Ray’s second mural was painted in 1978-79 on a vast wall in Chicksand Street, surrounded by an estate close to Brick Lane in Whitechapel. At the time this was the most economically deprived quarter of London, inhabited by Asian families in poor housing, suffering from economic exploitation and racial abuse, and it was located not half a mile from the City of London, the richest square mile in the country. This became the theme of Ray’s mural. The right hand side depicts the world of greed and exploitation – one that is full of poverty, where immigrants are confined and attacked and where the city brokers rule. To the left are images of people becoming free – throwing off ropes, padlocks and chains – and children playing. The mural crowded with of activity and detail, precise colours and arresting changes of scale. There is over-all an architecture of local places – a tenement, tube train, tower of workers’ cabins, a playground and road in which play out different scenes of people of all ages and races, their portraits full of individual character.
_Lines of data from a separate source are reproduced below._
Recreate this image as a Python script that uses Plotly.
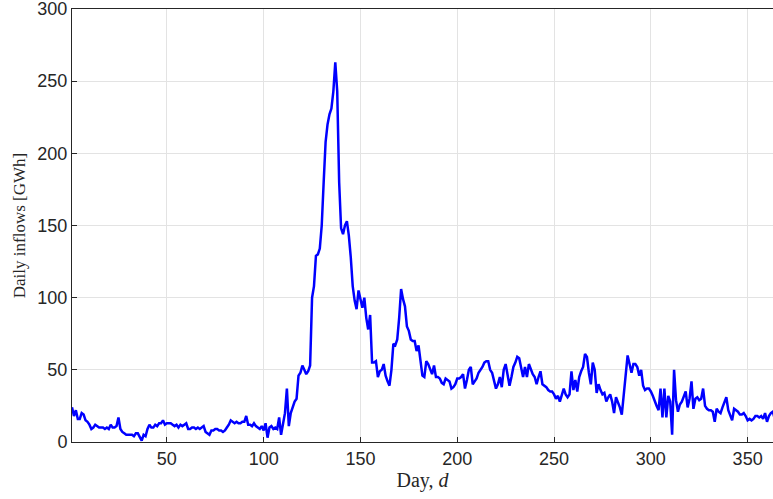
import plotly.graph_objects as go

days = list(range(1, 366))

inflows = [
    24, 18, 22, 16, 16, 20, 19, 15, 14, 12, 9, 10, 12, 11, 10, 10, 10, 9, 10, 9,
    12, 10, 10, 11, 17, 9, 7, 6, 5, 5, 5, 5, 4, 6, 6, 3, 1, 5, 4, 9,
    12, 10, 10, 12, 11, 13, 13, 15, 12, 13, 13, 13, 12, 11, 12, 10, 12, 11, 12, 13,
    9, 9, 10, 10, 9, 10, 9, 10, 11, 7, 6, 5, 8, 8, 9, 9, 8, 8, 7, 8,
    10, 12, 15, 14, 13, 14, 13, 13, 14, 14, 18, 12, 12, 11, 13, 11, 10, 9, 11, 8,
    13, 3, 10, 11, 9, 10, 9, 17, 5, 13, 20, 37, 11, 20, 25, 28, 30, 46, 48, 53,
    50, 47, 49, 53, 100, 108, 129, 130, 134, 150, 180, 208, 220, 227, 231, 243, 263, 243, 180, 148,
    144, 150, 153, 143, 128, 108, 98, 92, 105, 98, 93, 100, 86, 78, 88, 55, 55, 56, 45, 49,
    50, 54, 46, 42, 39, 50, 68, 67, 71, 86, 106, 99, 94, 80, 77, 71, 70, 70, 63, 67,
    56, 46, 45, 56, 54, 50, 47, 53, 45, 45, 44, 41, 40, 44, 43, 42, 37, 38, 40, 44,
    44, 45, 47, 37, 43, 50, 52, 40, 42, 44, 48, 50, 52, 55, 56, 56, 50, 48, 42, 37,
    40, 45, 38, 50, 54, 45, 39, 45, 52, 55, 59, 58, 52, 45, 52, 45, 54, 50, 47, 45,
    40, 45, 49, 40, 39, 38, 36, 35, 35, 33, 30, 32, 28, 32, 37, 33, 31, 33, 49, 36,
    43, 35, 45, 49, 52, 61, 59, 48, 40, 55, 50, 34, 40, 36, 33, 34, 28, 31, 33, 28,
    20, 31, 28, 24, 19, 33, 42, 60, 54, 48, 54, 54, 52, 46, 50, 39, 36, 37, 37, 35,
    32, 28, 25, 22, 37, 17, 37, 17, 32, 28, 5, 50, 29, 21, 26, 28, 32, 35, 24, 30,
    42, 23, 30, 31, 29, 30, 37, 25, 23, 22, 22, 21, 14, 23, 21, 20, 24, 27, 31, 22,
    18, 15, 23, 22, 21, 19, 19, 20, 18, 15, 16, 15, 16, 18, 18, 17, 18, 16, 20, 14,
    18, 20, 21, 16, 21,
]

x_ticks = [50, 100, 150, 200, 250, 300, 350]
y_ticks = [0, 50, 100, 150, 200, 250, 300]

fig = go.Figure()
fig.add_trace(go.Scatter(
    x=days, y=inflows, mode="lines",
    line=dict(color="#0000ff", width=2.5),
    showlegend=False, hoverinfo="skip",
))

axis_common = dict(
    showgrid=True, gridcolor="#e3e3e3", gridwidth=1,
    showline=True, linecolor="#262626", linewidth=1,
    ticks="inside", ticklen=5, tickcolor="#262626",
    tickfont=dict(family="Liberation Sans, Arial, sans-serif", size=18, color="#262626"),
    zeroline=False, automargin=False, ticklabeloverflow="allow",
)

fig.update_xaxes(
    range=[1, 363.1], tickvals=x_ticks, mirror=True,
    title=dict(text="Day, <i>d</i>", font=dict(family="Liberation Serif, serif", size=20, color="#262626"), standoff=4),
    **axis_common,
)
fig.update_yaxes(
    range=[0, 300], tickvals=y_ticks, mirror=False,
    title=dict(text="Daily inflows [GWh]", font=dict(family="Liberation Serif, serif", size=17, color="#262626"), standoff=7),
    **axis_common,
)

fig.update_layout(
    width=773, height=499,
    margin=dict(l=72, r=0, t=9, b=57),
    paper_bgcolor="white", plot_bgcolor="white",
)

fig.write_html(
    "out.html",
    config={"displayModeBar": False},
    post_script="document.body.style.margin='0';document.body.style.overflow='hidden';",
)
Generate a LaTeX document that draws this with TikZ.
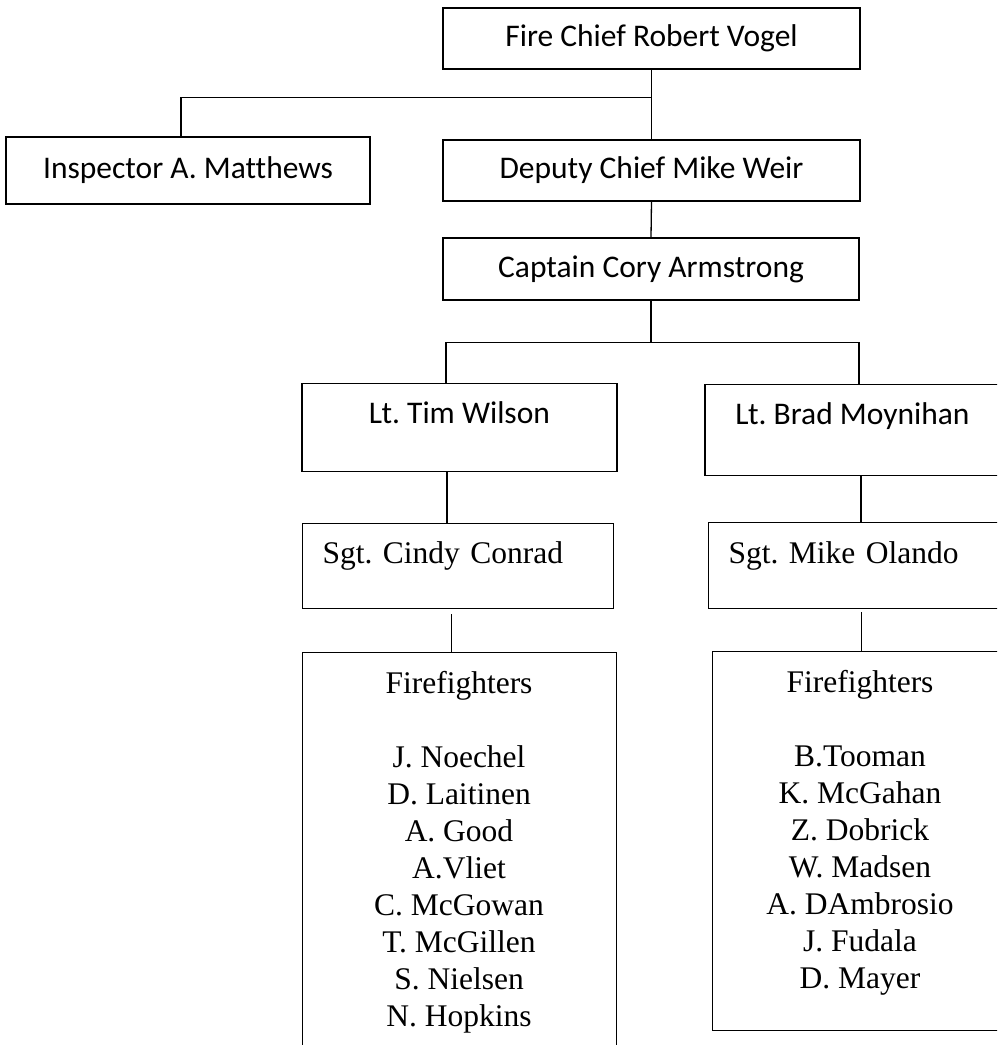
\documentclass[tikz,border=0pt]{standalone}
\usepackage{fontspec}
\setmainfont{Liberation Serif}
\newfontfamily\calfont[Ligatures=NoCommon]{Carlito}
\frenchspacing

\begin{document}
\begin{tikzpicture}[x=1pt,y=-1pt,
    topbox/.style={draw,line width=1.4pt,inner sep=0pt,font=\calfont\fontsize{31.5pt}{37pt}\selectfont},
    ltbox/.style={topbox,text height=40pt,text depth=48pt},
    sgtbox/.style={draw,line width=1pt,inner xsep=20pt,inner ysep=0pt,align=left,text height=40pt,text depth=45pt,font=\fontsize{31.5pt}{37pt}\selectfont},
    ffbox/.style={draw,line width=1pt,anchor=north},
    fftext/.style={inner sep=0pt,align=center,anchor=north,font=\fontsize{31.5pt}{37pt}\selectfont},
    link/.style={line width=1.3pt}]
  \clip (0,0) rectangle (997,1045);
  \fill[white] (0,0) rectangle (997,1045);

  % chief, inspector, deputy, captain
  \node[topbox,minimum width=417pt,minimum height=61pt] (chief) at (651.5,38.5) {Fire Chief Robert Vogel};
  \node[topbox,minimum width=364pt,minimum height=67pt] (insp) at (188,170.5) {Inspector A. Matthews};
  \node[topbox,minimum width=417pt,minimum height=61pt] (deputy) at (651.5,170.5) {Deputy Chief Mike Weir};
  \node[topbox,minimum width=416pt,minimum height=62pt] (captain) at (651,269) {Captain Cory Armstrong};

  % lieutenants
  \node[ltbox,minimum width=315pt,anchor=north] (ltw) at (459.5,383) {Lt. Tim Wilson};
  \node[ltbox,minimum width=295pt,text depth=51pt,anchor=north] (ltb) at (852.5,384) {Lt. Brad Moynihan};

  % sergeants
  \node[sgtbox,text width=271pt,anchor=north west] (sgtc) at (302,523) {Sgt. Cindy Conrad};
  \node[sgtbox,text width=262pt,text height=41pt,anchor=north west] (sgtm) at (708,522) {Sgt. Mike Olando};

  % firefighters
  \node[ffbox,minimum width=314pt,minimum height=396pt] (ffl) at (459,652) {};
  \node[fftext] (fflnames) at ([yshift=-19.5pt]ffl.north)
    {Firefighters\\[37pt]J. Noechel\\D. Laitinen\\A. Good\\A.Vliet\\C. McGowan\\T. McGillen\\S. Nielsen\\N. Hopkins};
  \node[ffbox,minimum width=296pt,minimum height=379pt] (ffr) at (860,651) {};
  \node[fftext] (ffrnames) at ([yshift=-19.5pt]ffr.north)
    {Firefighters\\[37pt]B.Tooman\\K. McGahan\\Z. Dobrick\\W. Madsen\\A. DAmbrosio\\J. Fudala\\D. Mayer};

  % connectors
  \coordinate (chiefjoin) at ([yshift=-28pt]chief.south);
  \coordinate (capjoin) at ([yshift=-42pt]captain.south);
  \draw[link] (chief.south) -- (deputy.north);
  \draw[link] (chiefjoin) -| ([xshift=-7pt]insp.north);
  \draw[link] (deputy.south) -- (captain.north);
  \draw[link] (captain.south) -- (capjoin);
  \draw[link] ([xshift=-13.5pt]ltw.north) |- ([xshift=6.5pt]ltb.north |- capjoin) -- ([xshift=6.5pt]ltb.north);
  \draw[link] ([xshift=-12.5pt]ltw.south) -- ([xshift=-12.5pt]ltw.south |- sgtc.north);
  \draw[link] ([xshift=8.5pt]ltb.south) -- ([xshift=8.5pt]ltb.south |- sgtm.north);
  \draw[link] ([xshift=-6.5pt,yshift=-5pt]sgtc.south) -- ([xshift=-6.5pt]sgtc.south |- ffl.north);
  \draw[link] ([xshift=2pt,yshift=-3pt]sgtm.south) -- ([xshift=2pt]sgtm.south |- ffr.north);
\end{tikzpicture}
\end{document}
Ray’s next mural was Peasants Revolt, painted in 1981 commemorating the peasants uprising, creating an extraordinary conflict. By compressing the peasant between the armoured knights on the right side with the castle walls on the left – behind which lie symbols of the church and king – he created a sense of their desperate struggle. He formalised the figures, appearing at huge scale to give them greater force, as flying fists, faces, weapons, flames and armoured masks and so on kept coming in a melee of actions and angles.

The last painting Ray worked on was the Battle of Cable Street, the project begun by David Binnington in 1978 to commemorate the success of the local people to repel the march of fascists in 1936. He worked with Paul Butler and Desmond Rochfort to redesign David’s original and paint the wall again. Desmond took the right side, Paul the middle and Ray the left. Desmond said, “Ray was constantly struck by the democratic and social nature of mural painting. The experience of working collaboratively proved an inspiration to us all. Ray created in his section a passage of imagery as effective and powerful as exists in any of his other mural work.”

Paul said, “Ray’s section is absolutely brilliant on the left, stunningly good. By far the best technically and in terms of his ability to realise and formalise figures of any muralist I came across.”

Ray’s last work as a muralist was to design a Peace Mural for Hackney. It is of a street full of people celebrating the Dalston carnival coming down the street, all in festive mood, bustling waving and shouting, some in costume and wearing masks, there is with a band of brass, strings and wind, banners and tall structures and inflatables, and above the houses are the rooves (roofs) and sky. After Ray died his friend and fellow mural painter Mike Jones and Ray’s wife, Anna Walker painted the mural.

Ray’s murals, like the easel paintings before them, are always about people, and for people – his drawing skill enabled his accurate and emotive images. He was an ardent socialist, became an active member of his local Labour Party and joined the left wing Chartist Collective and Arts For Labour. He designed posters, wrote articles, spoke at meetings, joined marches and supported causes. His murals speak of how we live, encourage people to take heart and action and look for more.

Ray said of his mural work: “I want to paint about working people, well people in general but largely people in working class situations, what it’s like to live here and now and try to develop a really solid cultural image which is about British people as a racial mix, and I want to get that on the walls. I think serious mural painting at street level is one of the most adventurous things to happen in painting for a long time and I am committed to give it all I’ve got to it!”